As a further example, there can be a vast difference in the injury consequences to a pedestrian depending on the location of the head strike on the perimeter of the impacting vehicle. It has been known for decades that a head impact to the soft windshield or centre hood of a vehicle can result in less severe head injury than if the head impact is to a stiff portion of the vehicle such as one of the roof pillars or to the windshield header.

The photo below was recently submitted by the Peel Regional Police on their Twitter account, reportedly showing the damage caused by a pedestrian impact that occurred on May 13, 2019 at Winston Churchill Blvd and The Collegeway in Mississauga, Ontario. The damage at the bumper and hood regions does not match the description of a pedestrian impact and is more indicative of a cyclist, or something non-human, causing the lower-level damage. Never-the-less we can see the major impact to the windshield that would typically be caused by the “pedestrian’s” head. While it is difficult to discuss this result as beneficial as this “pedestrian” would likely have sustained life-threatening injuries, it is favourable to cause a head impact to the softer windshield than if the head impact occurred slightly to the right and against the stiff A-pillar. Thus examples like these demonstrate that the initial travel speed, and even the change-in-velocity of the pedestrian, often do not match the severity of injury because of the specific manner of contact that occurs.

In this example recently submitted by police reportedly indicating a serious pedestrian impact the damage at the hood and bumper levels is peculiar. Never-the-less, the head strike to the “softer” windshield is more beneficial to the pedestrian’s survival than if the impact was slightly to the right and against the stiff A-pillar.

Thus failure to inform the public of these complications amounts to providing erroneous information that does not result in any meaningful safety benefits.

Lowering speed limits is school zones to the unusual maximum of 30 km/h may cause a certain percentage of the driving public to reduce their speeds. But that percentage is likely the group that is already law-abiding and not the source of the problem. The group that is the source of the problem are those that are speeding, distracted and impaired, who have a history of disobeying speed limits, and who will continue to drive through a school zone at whatever speed they choose. Unless there is a substantial increase in police enforcement only a very small sample of these problem drivers will ever be captured and fined.

Various costly experiments have been conducted by municipal jurisdictions because travelling salesmen have approached them with ready-made solutions to school zone safety problems. An example of this occurred in the summer of 2017 when the City of London created reduced-speed zones of 40 km/h in various school zones and installed a series of in-road barriers as shown below.

View of one of the in-road barriers installed in a school zone in the hope that it would slow the speed of traffic in the newly reduced speed zone of 40 km/h..

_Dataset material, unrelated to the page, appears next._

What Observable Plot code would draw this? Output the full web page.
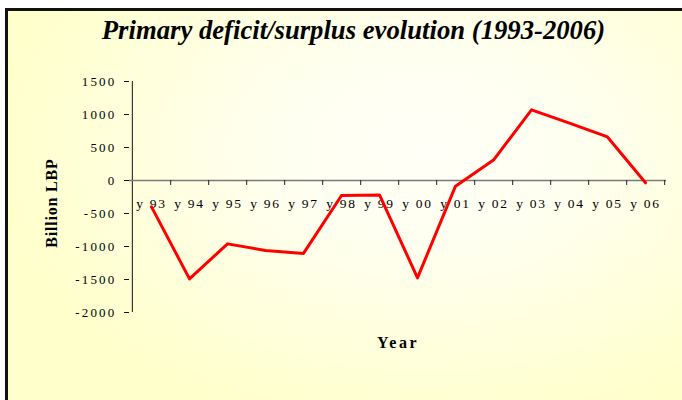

One of the problems with these barriers is shown in the photo below. The barrier was placed at a curve in the road next to a bus stop. When a bus came to a stop at this location the lane was no longer wide enough for vehicles to pass because of the existence of the barrier. So vehicles began to steer into the opposing lane. However, because of the presence of the curve those drivers could not detect whether opposing traffic was coming. Fortunately the slow residential speeds did not cause any major collisions before the barriers were taken down. Yet the potential for a serious collision was induced by the erection of the barriers.

Authorities in London, Ontario placed this in-road barrier on a curve in the road, and next to a bus stop. When a wide bus stopped at this location it caused traffic to cross into the opposing lane in order to bi-pass the barrier.

To test the effectiveness of the new 40 km/h maximum speed limit and in-road barriers Gorski Consulting conducted a multi-video camera analysis in August of 2017. Cameras were set-up in the 100 metre zone approaching the zone of reduced speed and a second set of cameras was set-up through the 100-metre zone of reduced speed. The findings indicated that the average of vehicles in the 50 km/h approaching the reduced speed zone was 49.2 km/h whereas the average speed in the 40 km/h zone was 51.4 km/h. In other words, vehicles travelled faster in the zone of lower speed, where the in-road barriers were located, than in the 50 km/h zone approaching that zone. Clearly the expense of installing the in-road barriers and installing the new signage did nothing for reducing the speed of vehicles travelling through the zone of reduced speed. Yet significant time and money was expended, not just in the City of London, but in several other cities where the vendors of the in-road barrier product moved to sell their wares.

Regrettably, many persons are given the authority to make safety changes in school zones by arbitrarily reducing posted speeds yet they have very little understanding that the environmental characteristics around the school zone may have a greater effect on pedestrian safety than the travel speed of vehicles. Without any training or experience with previous incidents, or how drivers and pedestrians perform, or what are the typical or extreme limitations of motor vehicles, these persons allow dangerous scenarios to continue to exist regardless of changes in posted speed limits.